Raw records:
◆ ◆ ◆ ◆ ◆

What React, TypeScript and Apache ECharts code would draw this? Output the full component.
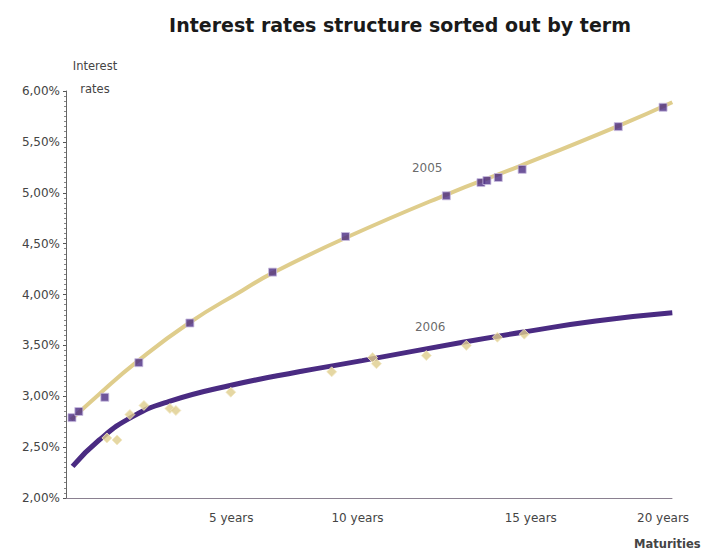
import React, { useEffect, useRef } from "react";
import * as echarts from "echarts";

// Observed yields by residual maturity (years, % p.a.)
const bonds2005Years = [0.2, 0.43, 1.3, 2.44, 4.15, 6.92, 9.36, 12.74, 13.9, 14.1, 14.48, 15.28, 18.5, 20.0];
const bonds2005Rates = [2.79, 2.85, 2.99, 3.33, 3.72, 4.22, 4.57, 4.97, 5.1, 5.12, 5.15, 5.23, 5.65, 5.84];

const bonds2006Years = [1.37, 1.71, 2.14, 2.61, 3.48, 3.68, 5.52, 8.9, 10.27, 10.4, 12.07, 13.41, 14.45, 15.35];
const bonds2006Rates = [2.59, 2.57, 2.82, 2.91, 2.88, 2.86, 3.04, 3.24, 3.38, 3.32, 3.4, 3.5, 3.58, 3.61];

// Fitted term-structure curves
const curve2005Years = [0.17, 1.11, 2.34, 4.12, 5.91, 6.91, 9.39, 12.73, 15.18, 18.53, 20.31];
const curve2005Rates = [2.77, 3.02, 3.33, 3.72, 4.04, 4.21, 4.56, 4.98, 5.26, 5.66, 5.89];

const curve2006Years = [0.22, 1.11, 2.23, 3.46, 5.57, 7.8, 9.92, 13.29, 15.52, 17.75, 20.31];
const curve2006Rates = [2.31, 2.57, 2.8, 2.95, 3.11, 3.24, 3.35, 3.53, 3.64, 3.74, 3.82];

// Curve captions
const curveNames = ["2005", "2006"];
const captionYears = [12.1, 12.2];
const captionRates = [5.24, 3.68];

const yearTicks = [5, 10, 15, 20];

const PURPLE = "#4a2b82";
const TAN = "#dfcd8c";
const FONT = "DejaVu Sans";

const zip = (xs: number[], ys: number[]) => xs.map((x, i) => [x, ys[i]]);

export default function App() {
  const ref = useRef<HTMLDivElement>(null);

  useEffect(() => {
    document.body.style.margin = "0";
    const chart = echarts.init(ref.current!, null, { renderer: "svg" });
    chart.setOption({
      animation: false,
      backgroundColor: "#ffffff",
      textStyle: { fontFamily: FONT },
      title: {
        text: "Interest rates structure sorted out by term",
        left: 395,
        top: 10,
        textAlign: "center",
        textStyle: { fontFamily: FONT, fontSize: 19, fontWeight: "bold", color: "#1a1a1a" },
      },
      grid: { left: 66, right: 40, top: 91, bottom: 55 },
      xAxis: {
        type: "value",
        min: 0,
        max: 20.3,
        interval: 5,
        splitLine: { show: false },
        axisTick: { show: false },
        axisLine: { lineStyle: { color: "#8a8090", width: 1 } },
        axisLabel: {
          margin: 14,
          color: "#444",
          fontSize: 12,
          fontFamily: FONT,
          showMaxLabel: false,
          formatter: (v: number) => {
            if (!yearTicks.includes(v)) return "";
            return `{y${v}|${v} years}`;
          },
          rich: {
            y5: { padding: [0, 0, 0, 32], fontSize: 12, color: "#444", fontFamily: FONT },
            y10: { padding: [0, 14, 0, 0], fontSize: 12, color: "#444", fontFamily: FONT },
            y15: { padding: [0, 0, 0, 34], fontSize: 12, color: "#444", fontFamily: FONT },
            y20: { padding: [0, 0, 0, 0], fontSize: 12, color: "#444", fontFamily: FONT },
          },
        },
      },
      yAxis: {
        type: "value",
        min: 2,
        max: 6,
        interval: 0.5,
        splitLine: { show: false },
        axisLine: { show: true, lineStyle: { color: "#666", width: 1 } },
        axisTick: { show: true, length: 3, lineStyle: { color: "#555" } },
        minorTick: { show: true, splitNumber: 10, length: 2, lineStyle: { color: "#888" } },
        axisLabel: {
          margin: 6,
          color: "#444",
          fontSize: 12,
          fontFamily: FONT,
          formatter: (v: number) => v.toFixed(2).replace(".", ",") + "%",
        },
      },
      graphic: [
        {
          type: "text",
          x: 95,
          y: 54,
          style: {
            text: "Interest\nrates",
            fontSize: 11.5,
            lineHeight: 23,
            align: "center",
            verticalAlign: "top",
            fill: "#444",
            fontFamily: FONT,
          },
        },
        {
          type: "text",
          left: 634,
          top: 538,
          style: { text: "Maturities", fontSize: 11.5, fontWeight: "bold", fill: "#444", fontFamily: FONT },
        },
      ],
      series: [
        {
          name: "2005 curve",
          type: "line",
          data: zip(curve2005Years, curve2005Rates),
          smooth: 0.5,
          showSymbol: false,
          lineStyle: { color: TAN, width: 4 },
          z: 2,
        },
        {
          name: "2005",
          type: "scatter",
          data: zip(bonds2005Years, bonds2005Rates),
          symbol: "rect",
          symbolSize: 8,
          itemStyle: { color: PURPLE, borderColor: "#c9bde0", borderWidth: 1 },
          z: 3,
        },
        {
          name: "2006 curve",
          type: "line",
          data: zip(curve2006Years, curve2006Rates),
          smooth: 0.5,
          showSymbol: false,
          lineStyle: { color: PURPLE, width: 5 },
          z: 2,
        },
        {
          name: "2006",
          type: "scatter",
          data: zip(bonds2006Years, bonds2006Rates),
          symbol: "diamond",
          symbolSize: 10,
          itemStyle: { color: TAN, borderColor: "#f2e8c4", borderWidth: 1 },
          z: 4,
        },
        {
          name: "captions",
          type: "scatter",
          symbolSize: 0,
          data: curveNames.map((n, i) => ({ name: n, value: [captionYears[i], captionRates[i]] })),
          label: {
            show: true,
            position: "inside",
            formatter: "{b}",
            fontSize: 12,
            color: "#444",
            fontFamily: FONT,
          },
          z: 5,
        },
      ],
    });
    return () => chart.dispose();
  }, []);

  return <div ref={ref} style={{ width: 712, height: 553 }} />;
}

◆ ◆ ◆ ◆ ◆

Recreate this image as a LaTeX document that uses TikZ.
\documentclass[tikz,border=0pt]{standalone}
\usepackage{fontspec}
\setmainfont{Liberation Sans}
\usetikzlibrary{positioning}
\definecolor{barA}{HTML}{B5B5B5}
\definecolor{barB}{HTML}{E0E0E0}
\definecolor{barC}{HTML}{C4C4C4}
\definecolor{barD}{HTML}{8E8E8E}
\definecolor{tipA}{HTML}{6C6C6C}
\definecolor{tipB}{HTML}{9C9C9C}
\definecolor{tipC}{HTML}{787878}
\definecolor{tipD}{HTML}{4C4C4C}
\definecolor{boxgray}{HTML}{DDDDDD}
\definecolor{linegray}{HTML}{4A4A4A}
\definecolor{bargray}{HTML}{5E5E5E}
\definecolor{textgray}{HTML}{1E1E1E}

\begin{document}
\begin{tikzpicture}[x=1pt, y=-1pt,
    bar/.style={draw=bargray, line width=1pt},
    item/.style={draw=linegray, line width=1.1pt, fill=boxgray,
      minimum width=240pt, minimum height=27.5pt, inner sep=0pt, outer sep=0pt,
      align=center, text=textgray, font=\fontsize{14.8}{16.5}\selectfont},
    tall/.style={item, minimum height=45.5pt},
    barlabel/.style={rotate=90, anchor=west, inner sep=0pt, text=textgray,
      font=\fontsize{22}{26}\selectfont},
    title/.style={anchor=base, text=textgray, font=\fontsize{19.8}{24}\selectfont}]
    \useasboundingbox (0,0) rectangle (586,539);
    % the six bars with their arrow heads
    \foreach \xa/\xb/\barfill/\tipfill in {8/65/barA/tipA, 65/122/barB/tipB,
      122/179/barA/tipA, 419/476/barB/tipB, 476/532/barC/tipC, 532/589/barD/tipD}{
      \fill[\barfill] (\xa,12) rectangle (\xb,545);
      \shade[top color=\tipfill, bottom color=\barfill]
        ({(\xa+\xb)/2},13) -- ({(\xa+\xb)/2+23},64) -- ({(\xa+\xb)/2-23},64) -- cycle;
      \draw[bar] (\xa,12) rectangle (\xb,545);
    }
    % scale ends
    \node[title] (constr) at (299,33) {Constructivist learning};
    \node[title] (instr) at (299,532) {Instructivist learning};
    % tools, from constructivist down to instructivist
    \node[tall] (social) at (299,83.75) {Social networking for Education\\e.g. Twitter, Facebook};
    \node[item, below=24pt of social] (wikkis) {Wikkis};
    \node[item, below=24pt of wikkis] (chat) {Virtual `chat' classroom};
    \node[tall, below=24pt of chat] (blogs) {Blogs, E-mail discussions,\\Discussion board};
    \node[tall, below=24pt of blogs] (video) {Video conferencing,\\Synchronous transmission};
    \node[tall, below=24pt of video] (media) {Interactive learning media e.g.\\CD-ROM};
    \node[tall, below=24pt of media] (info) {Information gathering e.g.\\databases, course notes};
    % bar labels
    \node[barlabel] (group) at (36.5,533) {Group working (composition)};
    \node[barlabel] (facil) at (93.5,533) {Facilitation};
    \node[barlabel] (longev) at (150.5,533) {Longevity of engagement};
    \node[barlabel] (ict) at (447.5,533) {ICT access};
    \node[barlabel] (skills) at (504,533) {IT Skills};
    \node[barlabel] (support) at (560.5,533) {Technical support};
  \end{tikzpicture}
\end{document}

◆ ◆ ◆ ◆ ◆

▶ **AIM**
Copy only the lines above from the one containing "What React, TypeScript" through the one containing "import * as", both included. Leave out the pictures.

▶ **RESULT OF THIS TASK**
What React, TypeScript and Apache ECharts code would draw this? Output the full component.
import React, { useEffect, useRef } from "react";
import * as echarts from "echarts";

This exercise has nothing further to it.